DIRECTIONS FOR THIS TASK: The listing below should be printed exactly, every line of it. Skip the pictures.

DATASET CONTENT:
============================================================

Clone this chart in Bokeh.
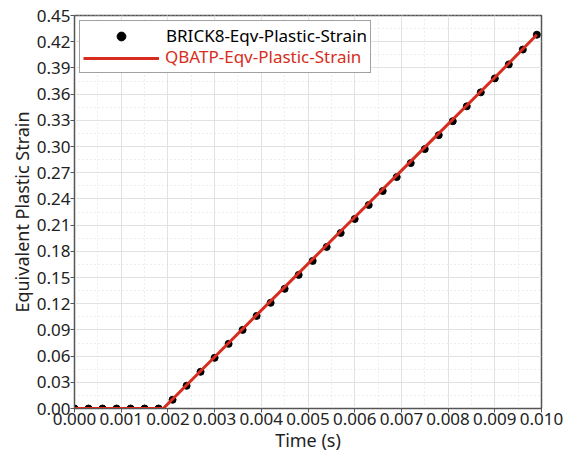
from bokeh.plotting import figure
from bokeh.models import (FixedTicker, NumeralTickFormatter, Legend, LegendItem,
                          ColumnDataSource)
from bokeh.embed import file_html
from bokeh.resources import INLINE

# --- data ---
brick_time = [0.0000, 0.0003, 0.0006, 0.0009, 0.0012, 0.0015, 0.0018, 0.0021,
              0.0024, 0.0027, 0.0030, 0.0033, 0.0036, 0.0039, 0.0042, 0.0045,
              0.0048, 0.0051, 0.0054, 0.0057, 0.0060, 0.0063, 0.0066, 0.0069,
              0.0072, 0.0075, 0.0078, 0.0081, 0.0084, 0.0087, 0.0090, 0.0093,
              0.0096, 0.0099]
brick_strain = [0.000, 0.000, 0.000, 0.000, 0.000, 0.000, 0.000, 0.010,
                0.026, 0.042, 0.058, 0.074, 0.090, 0.106, 0.121, 0.137,
                0.153, 0.169, 0.185, 0.201, 0.217, 0.233, 0.249, 0.265,
                0.281, 0.297, 0.313, 0.329, 0.346, 0.362, 0.378, 0.394,
                0.411, 0.428]
qbatp_time = [0.0000, 0.0019, 0.0030, 0.0045, 0.0060, 0.0075, 0.0090, 0.0099]
qbatp_strain = [0.000, 0.000, 0.059, 0.139, 0.219, 0.299, 0.379, 0.428]

x_ticks = [0.000, 0.001, 0.002, 0.003, 0.004, 0.005, 0.006, 0.007, 0.008, 0.009, 0.010]
y_ticks = [0.00, 0.03, 0.06, 0.09, 0.12, 0.15, 0.18, 0.21, 0.24, 0.27, 0.30,
           0.33, 0.36, 0.39, 0.42, 0.45]
x_minor = [0.0005 * i for i in range(21)]
y_minor = [0.015 * i for i in range(31)]

FONT = "Noto Sans"
RED = "#d62d20"

p = figure(width=563, height=454, output_backend="svg", toolbar_location=None,
           x_range=(0.0, 0.010), y_range=(0.0, 0.45),
           min_border_left=74, min_border_right=22, min_border_top=15,
           min_border_bottom=10)

p.xaxis.ticker = FixedTicker(ticks=x_ticks, minor_ticks=x_minor)
p.yaxis.ticker = FixedTicker(ticks=y_ticks, minor_ticks=y_minor)
p.xaxis.formatter = NumeralTickFormatter(format="0.000")
p.yaxis.formatter = NumeralTickFormatter(format="0.00")
p.xaxis.axis_label = "Time (s)"
p.yaxis.axis_label = "Equivalent Plastic Strain"

for ax in (p.xaxis, p.yaxis):
    ax.major_label_text_font = FONT
    ax.major_label_text_font_size = "17px"
    ax.axis_label_text_font = FONT
    ax.axis_label_text_font_size = "18px"
    ax.axis_label_text_font_style = "normal"
    ax.axis_label_text_color = "#222222"
    ax.major_label_text_color = "#222222"
    ax.axis_line_color = "#555555"
    ax.major_tick_line_color = "#555555"
    ax.minor_tick_line_color = None
    ax.major_tick_out = 4
    ax.major_tick_in = 0
    ax.major_label_standoff = 0
    ax.axis_label_standoff = 0

p.xgrid.grid_line_color = "#e2e2e2"
p.ygrid.grid_line_color = "#e2e2e2"
p.xgrid.minor_grid_line_color = "#dddddd"
p.ygrid.minor_grid_line_color = "#dddddd"
p.xgrid.minor_grid_line_dash = "1 3"
p.ygrid.minor_grid_line_dash = "1 3"

p.outline_line_color = "#555555"
p.outline_line_width = 1.5

src_b = ColumnDataSource(dict(t=brick_time, v=brick_strain))
src_q = ColumnDataSource(dict(t=qbatp_time, v=qbatp_strain))

r_pts = p.scatter("t", "v", source=src_b, size=7, color="black")
r_line = p.line("t", "v", source=src_q, line_color=RED, line_width=3)

# invisible helper renderer for the red-text overlay legend
r_blank = p.line("t", "v", source=src_q, line_alpha=0)

common = dict(location="top_left", margin=5, padding=3, spacing=0,
              glyph_width=76, glyph_height=22, label_height=22,
              label_standoff=7, label_text_font=FONT,
              label_text_font_size="17px")

leg_a = Legend(items=[LegendItem(label="BRICK8-Eqv-Plastic-Strain", renderers=[r_pts]),
                      LegendItem(label="", renderers=[r_line])],
               border_line_color="#444444", border_line_width=1,
               background_fill_color="white", background_fill_alpha=1,
               label_text_color="black", **common)
leg_b = Legend(items=[LegendItem(label="", renderers=[r_blank]),
                      LegendItem(label="QBATP-Eqv-Plastic-Strain", renderers=[r_blank])],
               border_line_alpha=0, background_fill_alpha=0,
               label_text_color=RED, **common)
p.add_layout(leg_a)
p.add_layout(leg_b)

open("out.html", "w").write(file_html(p, INLINE))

============================================================

SOLUTION FOR THIS EXERCISE:
Clone this chart in Bokeh.
from bokeh.plotting import figure
from bokeh.models import (FixedTicker, NumeralTickFormatter, Legend, LegendItem,
                          ColumnDataSource)
from bokeh.embed import file_html
from bokeh.resources import INLINE

# --- data ---
brick_time = [0.0000, 0.0003, 0.0006, 0.0009, 0.0012, 0.0015, 0.0018, 0.0021,
              0.0024, 0.0027, 0.0030, 0.0033, 0.0036, 0.0039, 0.0042, 0.0045,
              0.0048, 0.0051, 0.0054, 0.0057, 0.0060, 0.0063, 0.0066, 0.0069,
              0.0072, 0.0075, 0.0078, 0.0081, 0.0084, 0.0087, 0.0090, 0.0093,
              0.0096, 0.0099]
brick_strain = [0.000, 0.000, 0.000, 0.000, 0.000, 0.000, 0.000, 0.010,
                0.026, 0.042, 0.058, 0.074, 0.090, 0.106, 0.121, 0.137,
                0.153, 0.169, 0.185, 0.201, 0.217, 0.233, 0.249, 0.265,
                0.281, 0.297, 0.313, 0.329, 0.346, 0.362, 0.378, 0.394,
                0.411, 0.428]
qbatp_time = [0.0000, 0.0019, 0.0030, 0.0045, 0.0060, 0.0075, 0.0090, 0.0099]
qbatp_strain = [0.000, 0.000, 0.059, 0.139, 0.219, 0.299, 0.379, 0.428]

x_ticks = [0.000, 0.001, 0.002, 0.003, 0.004, 0.005, 0.006, 0.007, 0.008, 0.009, 0.010]
y_ticks = [0.00, 0.03, 0.06, 0.09, 0.12, 0.15, 0.18, 0.21, 0.24, 0.27, 0.30,
           0.33, 0.36, 0.39, 0.42, 0.45]
x_minor = [0.0005 * i for i in range(21)]
y_minor = [0.015 * i for i in range(31)]

FONT = "Noto Sans"
RED = "#d62d20"

p = figure(width=563, height=454, output_backend="svg", toolbar_location=None,
           x_range=(0.0, 0.010), y_range=(0.0, 0.45),
           min_border_left=74, min_border_right=22, min_border_top=15,
           min_border_bottom=10)

p.xaxis.ticker = FixedTicker(ticks=x_ticks, minor_ticks=x_minor)
p.yaxis.ticker = FixedTicker(ticks=y_ticks, minor_ticks=y_minor)
p.xaxis.formatter = NumeralTickFormatter(format="0.000")
p.yaxis.formatter = NumeralTickFormatter(format="0.00")
p.xaxis.axis_label = "Time (s)"
p.yaxis.axis_label = "Equivalent Plastic Strain"

for ax in (p.xaxis, p.yaxis):
    ax.major_label_text_font = FONT
    ax.major_label_text_font_size = "17px"
    ax.axis_label_text_font = FONT
    ax.axis_label_text_font_size = "18px"
    ax.axis_label_text_font_style = "normal"
    ax.axis_label_text_color = "#222222"
    ax.major_label_text_color = "#222222"
    ax.axis_line_color = "#555555"
    ax.major_tick_line_color = "#555555"
    ax.minor_tick_line_color = None
    ax.major_tick_out = 4
    ax.major_tick_in = 0
    ax.major_label_standoff = 0
    ax.axis_label_standoff = 0

p.xgrid.grid_line_color = "#e2e2e2"
p.ygrid.grid_line_color = "#e2e2e2"
p.xgrid.minor_grid_line_color = "#dddddd"
p.ygrid.minor_grid_line_color = "#dddddd"
p.xgrid.minor_grid_line_dash = "1 3"
p.ygrid.minor_grid_line_dash = "1 3"

p.outline_line_color = "#555555"
p.outline_line_width = 1.5

src_b = ColumnDataSource(dict(t=brick_time, v=brick_strain))
src_q = ColumnDataSource(dict(t=qbatp_time, v=qbatp_strain))

r_pts = p.scatter("t", "v", source=src_b, size=7, color="black")
r_line = p.line("t", "v", source=src_q, line_color=RED, line_width=3)

# invisible helper renderer for the red-text overlay legend
r_blank = p.line("t", "v", source=src_q, line_alpha=0)

common = dict(location="top_left", margin=5, padding=3, spacing=0,
              glyph_width=76, glyph_height=22, label_height=22,
              label_standoff=7, label_text_font=FONT,
              label_text_font_size="17px")

leg_a = Legend(items=[LegendItem(label="BRICK8-Eqv-Plastic-Strain", renderers=[r_pts]),
                      LegendItem(label="", renderers=[r_line])],
               border_line_color="#444444", border_line_width=1,
               background_fill_color="white", background_fill_alpha=1,
               label_text_color="black", **common)
leg_b = Legend(items=[LegendItem(label="", renderers=[r_blank]),
                      LegendItem(label="QBATP-Eqv-Plastic-Strain", renderers=[r_blank])],
               border_line_alpha=0, background_fill_alpha=0,
               label_text_color=RED, **common)
p.add_layout(leg_a)
p.add_layout(leg_b)

open("out.html", "w").write(file_html(p, INLINE))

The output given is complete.